LSU announced Wednesday that it will not change its pregame routine to have its teams be on the field/court/playing surface, contrary to a request/edict/demand from Gov. Jeff Landry earlier this year.
An act of defiance by LSU? Or an exercise in soft power?
Knowing what a politically savvy operator LSU athletic director Scott Woodward is, I opt to call it the latter. I suspect there have been talks behind the scenes with the Landry administration about this very issue.
I could be proven wrong by the governor, who has been known to up the political ante for no reasons other than his own desires.
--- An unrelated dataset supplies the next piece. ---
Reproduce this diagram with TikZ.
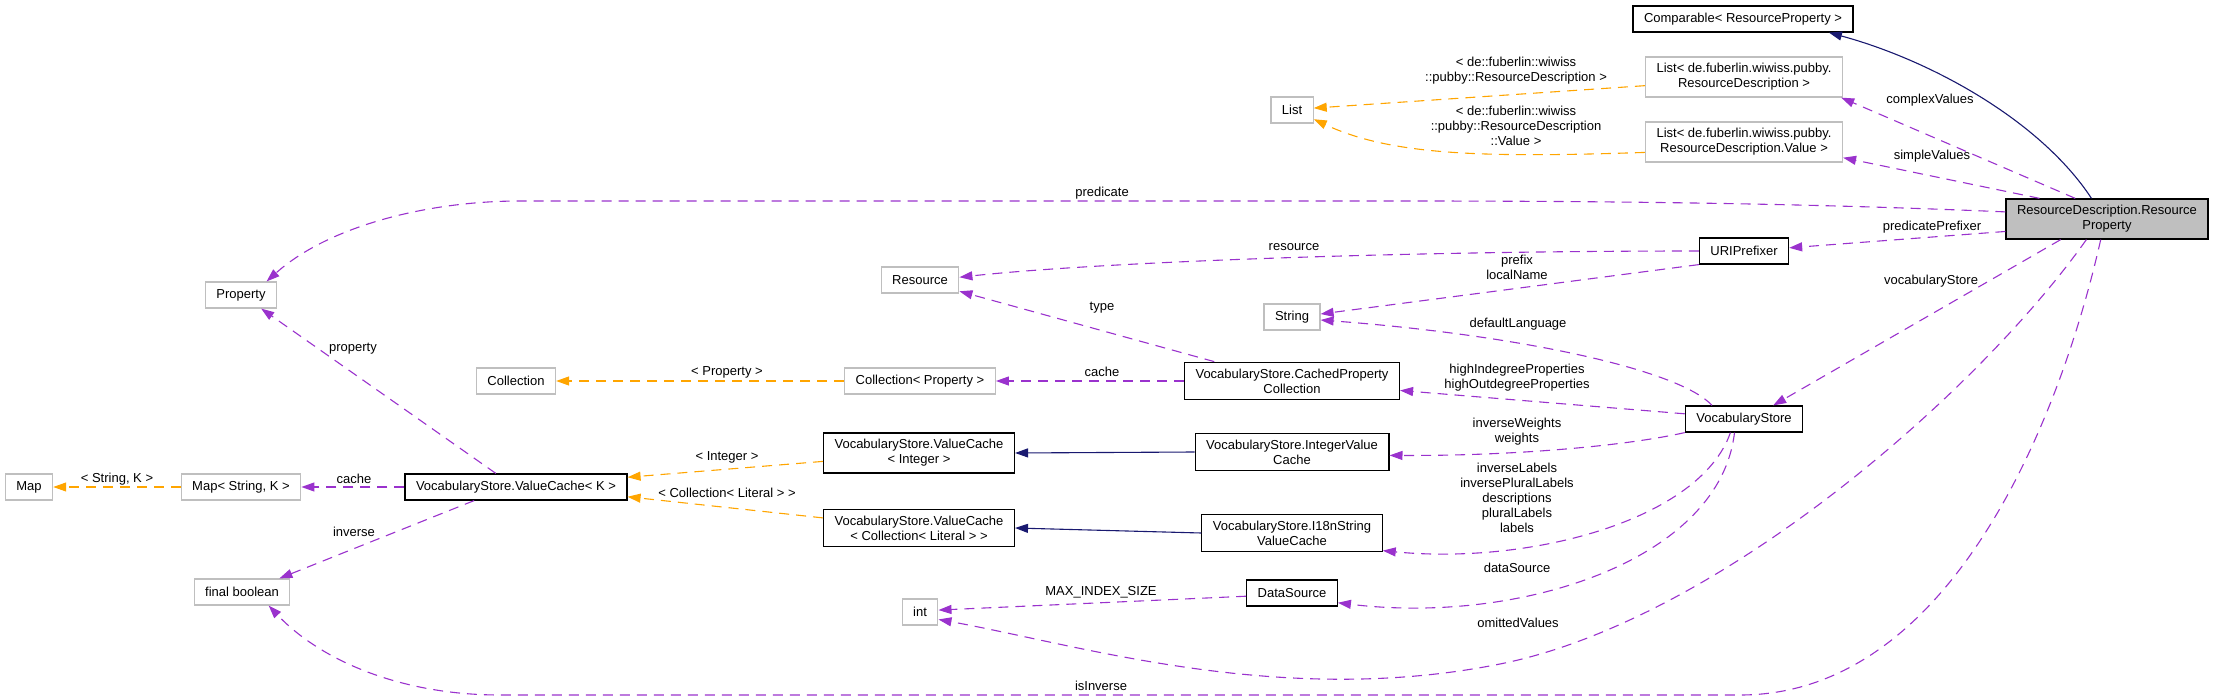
\documentclass[tikz,border=0pt]{standalone}
\usepackage{fontspec}
\setmainfont{Liberation Sans}
\usetikzlibrary{arrows.meta}
\definecolor{usepurple}{HTML}{9A32CD}
\definecolor{tmplorange}{HTML}{FFA500}
\definecolor{inhnavy}{HTML}{191970}
\definecolor{extgray}{HTML}{BFBFBF}
\tikzset{
  cls/.style={draw=black,line width=1.2pt,fill=white,inner xsep=11pt,inner ysep=6.5pt,minimum height=26pt,align=center},
  ext/.style={cls,draw=extgray},
  mainbox/.style={cls,fill=extgray},
  usage/.style={draw=usepurple,line width=1.1pt,dash pattern=on 10pt off 7pt,-{Triangle[length=13pt,width=9pt]}},
  tmpl/.style={usage,draw=tmplorange},
  inh/.style={draw=inhnavy,line width=1.1pt,-{Triangle[length=13pt,width=9pt]}},
  lbl/.style={align=center,inner sep=0pt},
}
\begin{document}
\begin{tikzpicture}[x=1pt,y=-1pt,font=\fontsize{13}{15}\selectfont]
        \useasboundingbox (0,0) rectangle (2215,700);
        %% Classes
        \node[cls] (comparable) at (1743,19) {Comparable< ResourceProperty >};
        \node[ext] (listrd) at (1744,77) {List< de.fuberlin.wiwiss.pubby.\\ResourceDescription >};
        \node[ext] (listval) at (1744,142) {List< de.fuberlin.wiwiss.pubby.\\ResourceDescription.Value >};
        \node[mainbox] (rdprop) at (2107,219) {ResourceDescription.Resource\\Property};
        \node[cls] (uriprefixer) at (1744,251) {URIPrefixer};
        \node[cls] (vocab) at (1744,419) {VocabularyStore};
        \node[ext] (list) at (1292,110) {List};
        \node[ext] (string) at (1292,317) {String};
        \node[cls] (cachedcoll) at (1292,381) {VocabularyStore.CachedProperty\\Collection};
        \node[cls] (intcache) at (1292,452) {VocabularyStore.IntegerValue\\Cache};
        \node[cls] (i18ncache) at (1292,533) {VocabularyStore.I18nString\\ValueCache};
        \node[cls] (datasource) at (1292,593) {DataSource};
        \node[ext] (resource) at (920,280) {Resource};
        \node[ext] (collprop) at (920,381) {Collection< Property >};
        \node[cls] (vcint) at (919,453) {VocabularyStore.ValueCache\\< Integer >};
        \node[cls] (vclit) at (919,528) {VocabularyStore.ValueCache\\< Collection< Literal > >};
        \node[ext] (intt) at (920,612) {int};
        \node[ext] (collection) at (516,381) {Collection};
        \node[cls] (vck) at (516,487) {VocabularyStore.ValueCache< K >};
        \node[ext] (property) at (241,295) {Property};
        \node[ext] (mapsk) at (241,487) {Map< String, K >};
        \node[ext] (finalbool) at (242,592) {final boolean};
        \node[ext] (map) at (29,487) {Map};
        %% Inheritance
        \draw[inh] (rdprop.127) .. controls (2040,120) and (1930,60) .. (comparable.-9);
        \draw[inh] (intcache.west) -- (vcint.east);
        \draw[inh] (i18ncache.west) -- (vclit.east);
        %% Template instances
        \draw[tmpl] (listrd.185) -- (list.5);
        \draw[tmpl] (listval.186) .. controls (1480,158) and (1390,155) .. (list.-23);
        \draw[tmpl] (collprop.west) -- (collection.east);
        \draw[tmpl] (vcint.185) -- (vck.5);
        \draw[tmpl] (vclit.174) -- (vck.-5);
        \draw[tmpl] (mapsk.west) -- (map.east);
        %% Members of ResourceProperty
        \draw[usage] (rdprop.147) -- (listrd.-12);
        \draw[usage] (rdprop.163) -- (listval.-9);
        \draw[usage] (rdprop.176) .. controls (1800,203) and (1600,201) .. (1400,201) -- (520,201)
            .. controls (430,201) and (330,225) .. (property.28);
        \draw[usage] (rdprop.187) -- (uriprefixer.4);
        \draw[usage] (rdprop.204) -- (vocab.25);
        \draw[usage] (rdprop.225) .. controls (1980,390) and (1720,620) .. (1500,664)
            .. controls (1280,708) and (1080,645) .. (intt.-22);
        \draw[usage] (rdprop.253) .. controls (2060,420) and (1950,695) .. (1740,695) -- (500,695)
            .. controls (400,695) and (320,660) .. (finalbool.-27);
        %% Members of URIPrefixer
        \draw[usage] (uriprefixer.west) .. controls (1400,251) and (1100,262) .. (resource.4);
        \draw[usage] (uriprefixer.south west) -- (string.6);
        %% Members of VocabularyStore
        \draw[usage] (vocab.157) .. controls (1680,370) and (1520,335) .. (string.-6);
        \draw[usage] (vocab.175) -- (cachedcoll.-5);
        \draw[usage] (vocab.south west) .. controls (1630,445) and (1520,456) .. (intcache.-2);
        \draw[usage] (vocab.225) .. controls (1700,520) and (1530,565) .. (i18ncache.-11);
        \draw[usage] (vocab.235) .. controls (1720,560) and (1520,625) .. (datasource.-12);
        %% Other members
        \draw[usage] (cachedcoll.166) -- (resource.-16);
        \draw[usage] (cachedcoll.west) -- (collprop.east);
        \draw[usage] (datasource.184) -- (intt.6);
        \draw[usage] (vck.west) -- (mapsk.east);
        \draw[usage] (vck.146) -- (property.-34);
        \draw[usage] (vck.198) -- (finalbool.20);
        %% Labels
        \node[lbl] (l-complex) at (1930,100) {complexValues};
        \node[lbl] (l-simple) at (1932,156) {simpleValues};
        \node[lbl] (l-predicate) at (1102,193) {predicate};
        \node[lbl] (l-prefixer) at (1932,227) {predicatePrefixer};
        \node[lbl] (l-vocab) at (1931,281) {vocabularyStore};
        \node[lbl] (l-omitted) at (1518,623) {omittedValues};
        \node[lbl] (l-isinverse) at (1101,686) {isInverse};
        \node[lbl] (l-resource) at (1294,247) {resource};
        \node[lbl] (l-prefix) at (1517,267) {prefix\\localName};
        \node[lbl] (l-language) at (1518,324) {defaultLanguage};
        \node[lbl] (l-degree) at (1517,378) {highIndegreeProperties\\highOutdegreeProperties};
        \node[lbl] (l-weights) at (1517,432) {inverseWeights\\weights};
        \node[lbl] (l-labels) at (1517,498) {inverseLabels\\inversePluralLabels\\descriptions\\pluralLabels\\labels};
        \node[lbl] (l-datasource) at (1517,568) {dataSource};
        \node[lbl] (l-type) at (1102,308) {type};
        \node[lbl] (l-cache) at (1102,372) {cache};
        \node[lbl] (l-property) at (727,372) {< Property >};
        \node[lbl] (l-listrd) at (1516,71) {< de::fuberlin::wiwiss\\::pubby::ResourceDescription >};
        \node[lbl] (l-listval) at (1516,126) {< de::fuberlin::wiwiss\\::pubby::ResourceDescription\\::Value >};
        \node[lbl] (l-integer) at (727,457) {< Integer >};
        \node[lbl] (l-literal) at (727,493) {< Collection< Literal > >};
        \node[lbl] (l-mapcache) at (354,479) {cache};
        \node[lbl] (l-stringk) at (117,479) {< String, K >};
        \node[lbl] (l-propmember) at (353,349) {property};
        \node[lbl] (l-inverse) at (354,532) {inverse};
        \node[lbl] (l-maxindex) at (1101,592) {MAX\_INDEX\_SIZE};
    \end{tikzpicture}
\end{document}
But I suspect Landry has figured that out since he criticized LSU women’s basketball coach Kim Mulkey and her program for not taking the court for the national anthem during the NCAA tournament (the team has an in-locker room pregame prayer instead) that this issue was a losing proposition. Again, I could be proven wrong, but I suspect he will let it quietly fade away.
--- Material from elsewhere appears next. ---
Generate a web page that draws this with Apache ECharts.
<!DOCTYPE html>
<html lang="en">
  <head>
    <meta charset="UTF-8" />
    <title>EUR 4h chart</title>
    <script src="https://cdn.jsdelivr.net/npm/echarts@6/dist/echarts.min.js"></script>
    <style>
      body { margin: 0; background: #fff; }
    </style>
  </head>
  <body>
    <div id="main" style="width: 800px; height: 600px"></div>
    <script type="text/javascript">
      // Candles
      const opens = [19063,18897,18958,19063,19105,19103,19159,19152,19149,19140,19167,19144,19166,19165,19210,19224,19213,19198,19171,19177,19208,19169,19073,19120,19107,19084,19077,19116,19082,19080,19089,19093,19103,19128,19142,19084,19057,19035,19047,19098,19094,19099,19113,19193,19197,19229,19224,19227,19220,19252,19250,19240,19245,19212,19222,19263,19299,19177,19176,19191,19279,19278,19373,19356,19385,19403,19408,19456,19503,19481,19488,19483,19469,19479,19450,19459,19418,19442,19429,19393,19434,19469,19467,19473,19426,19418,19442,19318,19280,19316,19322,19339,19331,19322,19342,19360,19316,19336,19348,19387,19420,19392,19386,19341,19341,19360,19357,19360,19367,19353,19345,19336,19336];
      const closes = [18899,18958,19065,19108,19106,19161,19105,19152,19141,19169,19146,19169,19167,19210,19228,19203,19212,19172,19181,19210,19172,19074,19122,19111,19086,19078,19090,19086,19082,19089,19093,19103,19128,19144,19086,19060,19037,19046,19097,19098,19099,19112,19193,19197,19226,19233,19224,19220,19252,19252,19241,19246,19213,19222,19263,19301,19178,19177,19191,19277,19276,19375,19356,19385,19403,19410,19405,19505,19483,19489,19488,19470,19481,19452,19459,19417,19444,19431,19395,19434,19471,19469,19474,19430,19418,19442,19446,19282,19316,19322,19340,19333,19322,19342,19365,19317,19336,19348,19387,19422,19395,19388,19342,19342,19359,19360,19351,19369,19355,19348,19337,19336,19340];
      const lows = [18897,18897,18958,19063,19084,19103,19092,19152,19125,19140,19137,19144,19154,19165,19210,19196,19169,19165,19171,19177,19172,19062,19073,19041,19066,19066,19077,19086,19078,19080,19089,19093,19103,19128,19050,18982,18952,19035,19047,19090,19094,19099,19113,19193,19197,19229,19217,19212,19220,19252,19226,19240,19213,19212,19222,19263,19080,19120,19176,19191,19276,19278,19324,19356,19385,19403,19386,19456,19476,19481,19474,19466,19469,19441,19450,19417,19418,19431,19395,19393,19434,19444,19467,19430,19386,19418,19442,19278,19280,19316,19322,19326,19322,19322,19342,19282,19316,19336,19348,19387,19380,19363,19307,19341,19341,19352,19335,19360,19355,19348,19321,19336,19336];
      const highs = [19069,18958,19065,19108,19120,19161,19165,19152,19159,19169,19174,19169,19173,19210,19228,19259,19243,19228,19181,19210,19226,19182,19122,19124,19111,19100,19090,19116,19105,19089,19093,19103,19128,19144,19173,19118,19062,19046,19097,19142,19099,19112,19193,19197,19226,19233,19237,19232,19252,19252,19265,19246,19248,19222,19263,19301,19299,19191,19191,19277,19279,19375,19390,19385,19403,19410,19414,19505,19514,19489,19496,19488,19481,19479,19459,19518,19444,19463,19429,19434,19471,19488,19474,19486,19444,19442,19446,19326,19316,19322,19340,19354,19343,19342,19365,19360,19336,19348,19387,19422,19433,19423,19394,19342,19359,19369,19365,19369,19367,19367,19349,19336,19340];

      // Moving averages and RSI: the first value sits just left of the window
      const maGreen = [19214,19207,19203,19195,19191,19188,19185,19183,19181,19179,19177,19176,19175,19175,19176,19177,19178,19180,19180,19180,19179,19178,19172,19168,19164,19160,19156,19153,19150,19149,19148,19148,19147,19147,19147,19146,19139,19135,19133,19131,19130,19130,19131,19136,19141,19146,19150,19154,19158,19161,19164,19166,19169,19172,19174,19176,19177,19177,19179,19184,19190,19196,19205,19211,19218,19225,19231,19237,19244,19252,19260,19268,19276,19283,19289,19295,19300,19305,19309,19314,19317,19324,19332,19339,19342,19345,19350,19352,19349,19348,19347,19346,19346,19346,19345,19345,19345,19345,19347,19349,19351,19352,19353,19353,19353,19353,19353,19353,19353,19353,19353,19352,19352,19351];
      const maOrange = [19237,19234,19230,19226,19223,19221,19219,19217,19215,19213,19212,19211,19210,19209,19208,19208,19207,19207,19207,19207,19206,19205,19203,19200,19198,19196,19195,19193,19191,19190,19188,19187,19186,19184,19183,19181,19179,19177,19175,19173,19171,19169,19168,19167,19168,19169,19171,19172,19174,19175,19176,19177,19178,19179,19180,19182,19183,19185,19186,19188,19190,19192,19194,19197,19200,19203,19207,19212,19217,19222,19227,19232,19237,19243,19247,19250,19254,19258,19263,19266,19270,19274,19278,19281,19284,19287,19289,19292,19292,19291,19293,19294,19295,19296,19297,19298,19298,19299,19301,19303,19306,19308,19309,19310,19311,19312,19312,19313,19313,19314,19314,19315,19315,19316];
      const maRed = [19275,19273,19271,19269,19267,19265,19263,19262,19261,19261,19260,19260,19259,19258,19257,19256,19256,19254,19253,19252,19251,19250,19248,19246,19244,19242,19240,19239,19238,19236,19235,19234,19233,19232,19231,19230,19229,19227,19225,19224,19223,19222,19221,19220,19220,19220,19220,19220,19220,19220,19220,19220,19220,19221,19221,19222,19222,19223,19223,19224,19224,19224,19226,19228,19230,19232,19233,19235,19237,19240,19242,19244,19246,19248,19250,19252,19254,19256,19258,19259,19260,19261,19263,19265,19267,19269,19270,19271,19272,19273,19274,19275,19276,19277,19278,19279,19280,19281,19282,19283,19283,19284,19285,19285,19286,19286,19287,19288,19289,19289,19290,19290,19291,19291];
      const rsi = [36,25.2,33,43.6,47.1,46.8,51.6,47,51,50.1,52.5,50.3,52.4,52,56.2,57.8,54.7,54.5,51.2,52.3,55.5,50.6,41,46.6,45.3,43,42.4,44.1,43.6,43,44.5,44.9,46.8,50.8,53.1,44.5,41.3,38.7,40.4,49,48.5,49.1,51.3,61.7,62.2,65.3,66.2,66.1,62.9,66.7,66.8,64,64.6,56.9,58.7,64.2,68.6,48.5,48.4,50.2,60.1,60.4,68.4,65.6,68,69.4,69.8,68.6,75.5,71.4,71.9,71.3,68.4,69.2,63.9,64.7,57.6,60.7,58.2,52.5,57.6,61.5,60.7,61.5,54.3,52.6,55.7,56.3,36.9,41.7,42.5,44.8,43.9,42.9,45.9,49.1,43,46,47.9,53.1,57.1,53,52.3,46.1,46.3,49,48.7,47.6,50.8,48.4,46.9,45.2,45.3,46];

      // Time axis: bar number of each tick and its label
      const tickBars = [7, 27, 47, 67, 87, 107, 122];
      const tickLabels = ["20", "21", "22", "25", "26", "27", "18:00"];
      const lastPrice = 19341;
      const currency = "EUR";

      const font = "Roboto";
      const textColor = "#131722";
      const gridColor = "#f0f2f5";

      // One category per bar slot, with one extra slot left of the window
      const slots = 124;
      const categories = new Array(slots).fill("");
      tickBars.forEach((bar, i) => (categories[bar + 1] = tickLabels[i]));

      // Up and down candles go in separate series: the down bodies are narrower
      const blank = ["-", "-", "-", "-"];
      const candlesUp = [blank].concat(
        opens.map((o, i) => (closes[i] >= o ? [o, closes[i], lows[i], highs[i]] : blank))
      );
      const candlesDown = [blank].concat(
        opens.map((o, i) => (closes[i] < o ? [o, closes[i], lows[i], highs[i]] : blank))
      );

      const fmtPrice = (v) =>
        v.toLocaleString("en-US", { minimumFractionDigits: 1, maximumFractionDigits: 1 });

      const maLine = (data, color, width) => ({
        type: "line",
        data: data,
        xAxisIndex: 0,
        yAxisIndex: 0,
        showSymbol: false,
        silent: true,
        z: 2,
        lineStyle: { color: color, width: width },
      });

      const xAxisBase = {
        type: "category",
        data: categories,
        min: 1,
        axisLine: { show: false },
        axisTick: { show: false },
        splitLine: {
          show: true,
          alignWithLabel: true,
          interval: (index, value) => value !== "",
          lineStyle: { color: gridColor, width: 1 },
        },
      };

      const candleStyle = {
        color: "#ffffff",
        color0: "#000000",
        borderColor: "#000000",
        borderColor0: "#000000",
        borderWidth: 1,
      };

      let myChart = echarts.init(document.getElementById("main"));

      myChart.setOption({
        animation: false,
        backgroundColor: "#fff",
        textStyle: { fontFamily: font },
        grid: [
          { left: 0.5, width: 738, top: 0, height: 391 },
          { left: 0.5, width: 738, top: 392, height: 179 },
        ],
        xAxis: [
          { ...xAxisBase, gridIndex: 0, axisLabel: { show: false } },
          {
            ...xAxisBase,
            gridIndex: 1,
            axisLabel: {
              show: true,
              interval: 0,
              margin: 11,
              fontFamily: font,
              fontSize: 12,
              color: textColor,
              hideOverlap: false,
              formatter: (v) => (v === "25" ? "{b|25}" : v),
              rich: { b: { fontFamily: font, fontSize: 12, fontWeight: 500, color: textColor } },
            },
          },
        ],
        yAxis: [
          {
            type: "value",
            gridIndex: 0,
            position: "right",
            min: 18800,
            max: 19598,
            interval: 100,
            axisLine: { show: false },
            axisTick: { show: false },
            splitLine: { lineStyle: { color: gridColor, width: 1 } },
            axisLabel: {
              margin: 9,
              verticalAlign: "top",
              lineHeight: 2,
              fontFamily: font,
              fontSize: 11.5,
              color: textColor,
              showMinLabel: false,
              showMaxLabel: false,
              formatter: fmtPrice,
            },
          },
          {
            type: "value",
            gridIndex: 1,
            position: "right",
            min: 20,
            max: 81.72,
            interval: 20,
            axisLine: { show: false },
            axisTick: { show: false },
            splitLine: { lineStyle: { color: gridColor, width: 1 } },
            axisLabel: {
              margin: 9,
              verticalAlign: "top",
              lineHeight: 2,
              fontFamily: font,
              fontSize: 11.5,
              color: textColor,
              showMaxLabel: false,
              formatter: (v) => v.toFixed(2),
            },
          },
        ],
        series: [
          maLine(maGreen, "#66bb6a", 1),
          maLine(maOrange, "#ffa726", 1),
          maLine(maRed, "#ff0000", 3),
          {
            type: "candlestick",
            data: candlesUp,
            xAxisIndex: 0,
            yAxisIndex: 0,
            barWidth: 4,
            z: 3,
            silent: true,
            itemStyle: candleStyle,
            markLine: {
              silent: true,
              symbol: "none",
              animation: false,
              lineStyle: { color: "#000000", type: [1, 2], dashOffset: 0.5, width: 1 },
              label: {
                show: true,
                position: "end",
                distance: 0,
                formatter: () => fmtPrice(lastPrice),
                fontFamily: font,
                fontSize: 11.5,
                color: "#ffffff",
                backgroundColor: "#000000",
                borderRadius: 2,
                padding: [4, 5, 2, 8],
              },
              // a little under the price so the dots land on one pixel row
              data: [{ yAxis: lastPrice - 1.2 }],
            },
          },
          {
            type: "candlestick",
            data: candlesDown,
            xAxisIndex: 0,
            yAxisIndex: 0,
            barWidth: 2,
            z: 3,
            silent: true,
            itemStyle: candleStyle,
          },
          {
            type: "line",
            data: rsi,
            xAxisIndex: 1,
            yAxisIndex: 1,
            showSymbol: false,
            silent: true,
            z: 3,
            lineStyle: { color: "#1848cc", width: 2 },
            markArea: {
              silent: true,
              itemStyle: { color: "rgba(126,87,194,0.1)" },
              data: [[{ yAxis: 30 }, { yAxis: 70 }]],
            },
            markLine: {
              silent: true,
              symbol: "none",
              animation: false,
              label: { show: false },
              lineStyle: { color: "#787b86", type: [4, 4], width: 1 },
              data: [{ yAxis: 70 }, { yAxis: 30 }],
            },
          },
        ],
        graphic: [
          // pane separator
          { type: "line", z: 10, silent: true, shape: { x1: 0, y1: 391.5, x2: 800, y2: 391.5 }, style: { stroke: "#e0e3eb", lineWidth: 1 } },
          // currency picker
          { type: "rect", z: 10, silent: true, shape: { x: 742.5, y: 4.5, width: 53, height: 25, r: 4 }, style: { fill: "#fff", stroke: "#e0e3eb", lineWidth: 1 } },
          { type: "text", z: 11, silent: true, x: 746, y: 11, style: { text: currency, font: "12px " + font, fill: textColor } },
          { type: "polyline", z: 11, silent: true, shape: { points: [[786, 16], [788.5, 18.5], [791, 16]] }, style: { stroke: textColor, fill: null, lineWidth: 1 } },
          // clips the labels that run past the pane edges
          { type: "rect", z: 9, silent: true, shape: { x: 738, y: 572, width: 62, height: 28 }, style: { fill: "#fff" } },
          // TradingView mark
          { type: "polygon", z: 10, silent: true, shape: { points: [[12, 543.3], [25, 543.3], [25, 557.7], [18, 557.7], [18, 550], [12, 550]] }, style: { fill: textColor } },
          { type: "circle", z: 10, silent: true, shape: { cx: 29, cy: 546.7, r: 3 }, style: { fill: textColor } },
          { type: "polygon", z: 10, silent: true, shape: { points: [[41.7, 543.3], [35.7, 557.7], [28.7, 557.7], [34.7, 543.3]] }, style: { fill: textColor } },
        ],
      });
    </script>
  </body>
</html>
Would I prefer that teams be on the court or field for the national anthem? In a perfect world, I would say yes. But is it worth changing LSU football’s decades-old pregame routine of the band playing “Hold that Tiger,” then the anthem, then forming a “tunnel” for the team to run through onto the field in Tiger Stadium? No. Not if Army, of all teams, chose to come out of its locker room when it played at LSU last year after the Tigers did, again well after the national anthem was played. If Army’s football team wasn’t at attention during the anthem, then it’s pretty much a non-issue, isn’t it?
That said, Landry should still apologize to Mulkey for putting her through what he did this spring. The entire episode bothered her deeply. You don’t have to be a Kim Mulkey or LSU fan, but you have to recognize what an important figure she is in her sport, in this state, and how much she has done for LSU in the three short years she has been here.
I don’t think that will happen, either. Again, I believe this whole issue will be allowed to fade into the night, just like the last note of the national anthem when it is played by the LSU band next Saturday before kickoff of the Tigers’ home opener against Nicholls State.